__Goal__
A verbatim copy is needed of the lines from the one containing "Give me the D3.js source for this chart." down to the one containing "var yTicks = [0, 5, 10, 15, 20, 25, 30, 35];", inclusive. Print it with no pictures.

__Available data__
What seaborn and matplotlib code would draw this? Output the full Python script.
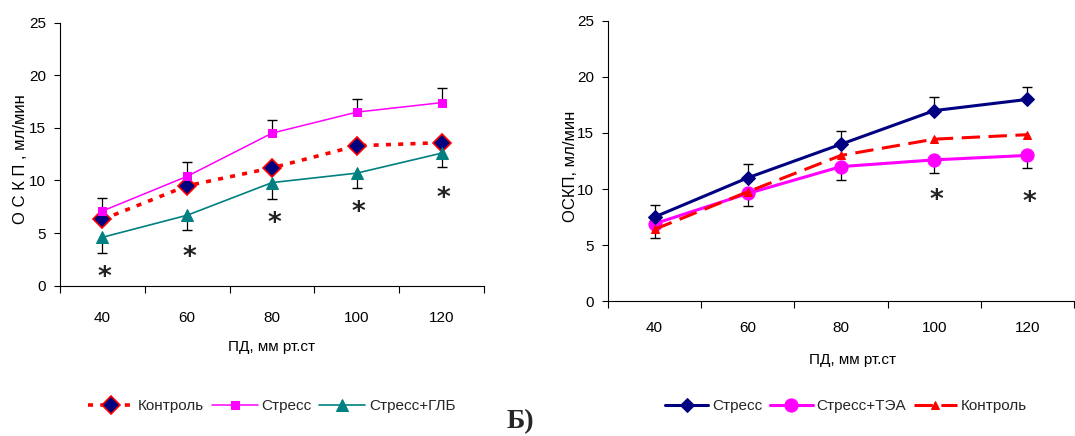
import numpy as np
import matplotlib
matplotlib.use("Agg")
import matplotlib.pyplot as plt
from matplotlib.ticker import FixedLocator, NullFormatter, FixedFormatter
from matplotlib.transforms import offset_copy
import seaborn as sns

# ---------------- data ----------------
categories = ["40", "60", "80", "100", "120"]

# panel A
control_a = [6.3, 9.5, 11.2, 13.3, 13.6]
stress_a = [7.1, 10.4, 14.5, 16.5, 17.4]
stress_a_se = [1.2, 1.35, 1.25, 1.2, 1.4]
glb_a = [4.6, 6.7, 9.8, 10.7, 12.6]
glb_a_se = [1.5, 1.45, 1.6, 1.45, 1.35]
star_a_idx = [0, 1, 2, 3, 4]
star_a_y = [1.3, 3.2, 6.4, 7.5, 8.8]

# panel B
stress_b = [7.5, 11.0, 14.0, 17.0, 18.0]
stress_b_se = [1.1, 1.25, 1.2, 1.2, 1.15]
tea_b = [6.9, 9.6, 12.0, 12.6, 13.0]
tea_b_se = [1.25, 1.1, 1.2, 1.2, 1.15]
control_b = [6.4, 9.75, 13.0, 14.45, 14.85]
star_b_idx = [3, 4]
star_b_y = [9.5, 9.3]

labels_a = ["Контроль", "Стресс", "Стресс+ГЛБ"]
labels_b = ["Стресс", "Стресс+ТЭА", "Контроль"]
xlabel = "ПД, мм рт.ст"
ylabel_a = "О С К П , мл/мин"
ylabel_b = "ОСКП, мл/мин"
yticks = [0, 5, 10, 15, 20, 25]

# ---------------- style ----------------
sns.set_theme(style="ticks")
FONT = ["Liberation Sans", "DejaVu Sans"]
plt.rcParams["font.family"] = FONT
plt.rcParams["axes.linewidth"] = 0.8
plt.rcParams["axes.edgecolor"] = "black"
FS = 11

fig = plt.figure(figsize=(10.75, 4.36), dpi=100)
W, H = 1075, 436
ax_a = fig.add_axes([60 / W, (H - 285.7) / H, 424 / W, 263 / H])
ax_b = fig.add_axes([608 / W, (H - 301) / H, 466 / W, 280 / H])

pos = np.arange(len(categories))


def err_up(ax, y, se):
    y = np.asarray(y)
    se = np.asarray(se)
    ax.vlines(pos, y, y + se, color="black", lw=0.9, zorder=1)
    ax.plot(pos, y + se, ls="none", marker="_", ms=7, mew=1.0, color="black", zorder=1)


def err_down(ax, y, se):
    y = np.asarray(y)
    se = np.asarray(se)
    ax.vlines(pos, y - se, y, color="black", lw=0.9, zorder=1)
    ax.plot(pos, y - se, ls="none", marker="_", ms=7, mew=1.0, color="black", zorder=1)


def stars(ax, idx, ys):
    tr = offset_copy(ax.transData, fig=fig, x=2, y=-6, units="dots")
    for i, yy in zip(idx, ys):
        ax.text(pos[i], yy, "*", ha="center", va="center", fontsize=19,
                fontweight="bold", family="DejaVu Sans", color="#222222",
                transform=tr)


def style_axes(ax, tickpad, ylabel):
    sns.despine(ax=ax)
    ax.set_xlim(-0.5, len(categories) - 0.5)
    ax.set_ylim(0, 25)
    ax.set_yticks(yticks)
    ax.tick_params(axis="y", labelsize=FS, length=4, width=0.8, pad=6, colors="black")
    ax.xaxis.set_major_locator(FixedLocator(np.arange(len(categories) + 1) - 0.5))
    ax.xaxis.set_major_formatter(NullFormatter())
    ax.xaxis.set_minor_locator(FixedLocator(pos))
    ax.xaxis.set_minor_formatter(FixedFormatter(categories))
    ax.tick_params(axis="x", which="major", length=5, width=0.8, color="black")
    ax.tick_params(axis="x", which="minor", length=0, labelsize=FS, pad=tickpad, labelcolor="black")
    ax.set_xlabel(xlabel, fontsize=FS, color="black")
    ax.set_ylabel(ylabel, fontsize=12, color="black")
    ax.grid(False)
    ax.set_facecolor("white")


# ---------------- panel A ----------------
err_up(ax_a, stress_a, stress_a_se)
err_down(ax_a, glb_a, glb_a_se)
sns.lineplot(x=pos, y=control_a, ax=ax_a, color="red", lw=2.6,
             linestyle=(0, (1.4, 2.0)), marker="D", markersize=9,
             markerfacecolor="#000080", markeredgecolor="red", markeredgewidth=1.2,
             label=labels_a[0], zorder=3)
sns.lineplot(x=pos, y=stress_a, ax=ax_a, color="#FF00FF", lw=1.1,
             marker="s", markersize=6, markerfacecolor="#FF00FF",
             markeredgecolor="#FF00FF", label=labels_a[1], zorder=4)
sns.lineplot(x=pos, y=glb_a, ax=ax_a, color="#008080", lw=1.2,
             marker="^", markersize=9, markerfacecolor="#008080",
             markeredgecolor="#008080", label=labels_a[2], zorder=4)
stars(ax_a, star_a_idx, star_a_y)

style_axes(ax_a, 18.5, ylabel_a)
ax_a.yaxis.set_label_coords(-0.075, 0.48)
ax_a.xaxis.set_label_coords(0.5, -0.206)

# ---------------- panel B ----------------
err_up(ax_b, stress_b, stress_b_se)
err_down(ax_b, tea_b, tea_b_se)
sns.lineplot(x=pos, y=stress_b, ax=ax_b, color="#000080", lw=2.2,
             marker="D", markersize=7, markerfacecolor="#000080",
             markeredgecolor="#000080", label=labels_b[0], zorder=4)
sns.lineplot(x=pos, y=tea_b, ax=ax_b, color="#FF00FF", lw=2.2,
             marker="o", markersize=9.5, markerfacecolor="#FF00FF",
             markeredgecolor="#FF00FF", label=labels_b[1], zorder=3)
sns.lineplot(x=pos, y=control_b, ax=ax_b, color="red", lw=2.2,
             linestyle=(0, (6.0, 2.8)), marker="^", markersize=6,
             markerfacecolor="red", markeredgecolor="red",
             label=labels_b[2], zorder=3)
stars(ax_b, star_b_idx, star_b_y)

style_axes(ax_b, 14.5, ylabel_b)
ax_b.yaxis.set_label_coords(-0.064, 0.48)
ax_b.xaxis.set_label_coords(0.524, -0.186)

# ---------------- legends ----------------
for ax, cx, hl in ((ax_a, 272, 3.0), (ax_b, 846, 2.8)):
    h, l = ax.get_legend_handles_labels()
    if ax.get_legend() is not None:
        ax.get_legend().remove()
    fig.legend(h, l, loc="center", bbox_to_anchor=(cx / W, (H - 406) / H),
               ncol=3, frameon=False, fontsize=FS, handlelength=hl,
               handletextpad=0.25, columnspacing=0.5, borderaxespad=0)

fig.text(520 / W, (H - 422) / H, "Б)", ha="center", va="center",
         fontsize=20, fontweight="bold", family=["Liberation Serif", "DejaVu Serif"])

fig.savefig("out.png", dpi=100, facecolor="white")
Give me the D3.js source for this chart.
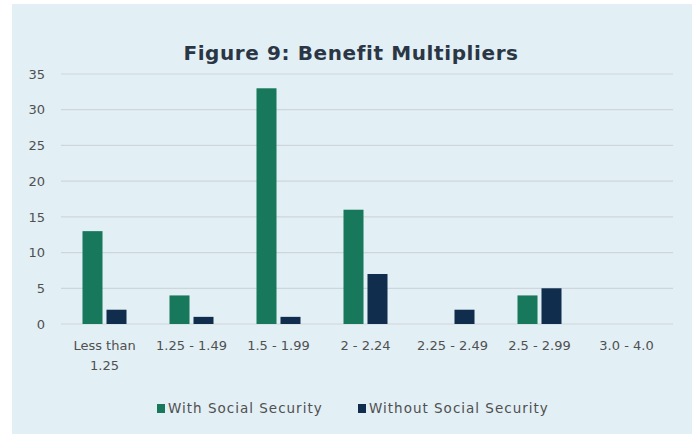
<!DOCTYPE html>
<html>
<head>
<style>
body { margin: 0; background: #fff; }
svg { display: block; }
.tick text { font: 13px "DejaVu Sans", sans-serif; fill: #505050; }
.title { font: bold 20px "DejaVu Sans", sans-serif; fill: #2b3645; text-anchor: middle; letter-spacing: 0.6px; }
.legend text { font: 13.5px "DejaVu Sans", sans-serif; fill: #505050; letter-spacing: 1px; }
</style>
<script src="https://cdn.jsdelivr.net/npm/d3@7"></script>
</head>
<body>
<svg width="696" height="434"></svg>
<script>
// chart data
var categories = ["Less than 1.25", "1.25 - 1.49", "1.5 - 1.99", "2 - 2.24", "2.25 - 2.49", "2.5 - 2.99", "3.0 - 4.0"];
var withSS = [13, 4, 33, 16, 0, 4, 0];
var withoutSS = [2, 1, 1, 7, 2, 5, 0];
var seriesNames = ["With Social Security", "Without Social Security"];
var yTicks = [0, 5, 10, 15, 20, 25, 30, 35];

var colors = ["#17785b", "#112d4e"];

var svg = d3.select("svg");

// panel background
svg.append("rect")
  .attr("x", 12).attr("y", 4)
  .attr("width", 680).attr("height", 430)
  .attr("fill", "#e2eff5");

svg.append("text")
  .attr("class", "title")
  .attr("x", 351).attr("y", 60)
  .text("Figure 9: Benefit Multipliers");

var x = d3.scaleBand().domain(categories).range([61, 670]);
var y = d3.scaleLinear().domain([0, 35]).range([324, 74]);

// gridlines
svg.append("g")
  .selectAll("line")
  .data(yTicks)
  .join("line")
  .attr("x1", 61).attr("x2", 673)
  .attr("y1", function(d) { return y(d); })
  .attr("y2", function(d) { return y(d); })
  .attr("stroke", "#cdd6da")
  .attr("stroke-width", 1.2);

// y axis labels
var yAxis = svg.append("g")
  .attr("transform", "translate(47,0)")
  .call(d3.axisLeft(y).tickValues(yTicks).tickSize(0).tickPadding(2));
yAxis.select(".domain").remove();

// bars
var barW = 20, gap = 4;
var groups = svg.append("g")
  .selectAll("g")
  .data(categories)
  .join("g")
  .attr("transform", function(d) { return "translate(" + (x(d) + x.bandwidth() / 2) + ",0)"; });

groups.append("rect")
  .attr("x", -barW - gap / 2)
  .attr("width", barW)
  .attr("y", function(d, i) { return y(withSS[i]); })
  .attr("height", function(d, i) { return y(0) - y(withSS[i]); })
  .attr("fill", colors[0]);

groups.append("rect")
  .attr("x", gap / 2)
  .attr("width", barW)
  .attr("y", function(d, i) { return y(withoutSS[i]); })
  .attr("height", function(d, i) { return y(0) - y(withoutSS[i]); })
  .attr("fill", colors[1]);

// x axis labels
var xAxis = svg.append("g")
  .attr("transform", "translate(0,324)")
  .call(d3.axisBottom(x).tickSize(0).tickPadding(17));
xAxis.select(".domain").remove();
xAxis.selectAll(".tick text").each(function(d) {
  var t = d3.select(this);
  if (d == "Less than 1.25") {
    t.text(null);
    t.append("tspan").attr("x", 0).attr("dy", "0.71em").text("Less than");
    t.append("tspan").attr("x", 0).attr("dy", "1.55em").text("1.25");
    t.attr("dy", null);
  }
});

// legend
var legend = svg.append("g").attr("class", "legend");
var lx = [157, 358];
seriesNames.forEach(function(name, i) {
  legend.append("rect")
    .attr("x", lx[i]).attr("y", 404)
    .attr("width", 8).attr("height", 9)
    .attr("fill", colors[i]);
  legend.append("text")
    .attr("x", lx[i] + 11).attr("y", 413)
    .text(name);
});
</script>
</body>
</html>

__Correct output__
Give me the D3.js source for this chart.
<!DOCTYPE html>
<html>
<head>
<style>
body { margin: 0; background: #fff; }
svg { display: block; }
.tick text { font: 13px "DejaVu Sans", sans-serif; fill: #505050; }
.title { font: bold 20px "DejaVu Sans", sans-serif; fill: #2b3645; text-anchor: middle; letter-spacing: 0.6px; }
.legend text { font: 13.5px "DejaVu Sans", sans-serif; fill: #505050; letter-spacing: 1px; }
</style>
<script src="https://cdn.jsdelivr.net/npm/d3@7"></script>
</head>
<body>
<svg width="696" height="434"></svg>
<script>
// chart data
var categories = ["Less than 1.25", "1.25 - 1.49", "1.5 - 1.99", "2 - 2.24", "2.25 - 2.49", "2.5 - 2.99", "3.0 - 4.0"];
var withSS = [13, 4, 33, 16, 0, 4, 0];
var withoutSS = [2, 1, 1, 7, 2, 5, 0];
var seriesNames = ["With Social Security", "Without Social Security"];
var yTicks = [0, 5, 10, 15, 20, 25, 30, 35];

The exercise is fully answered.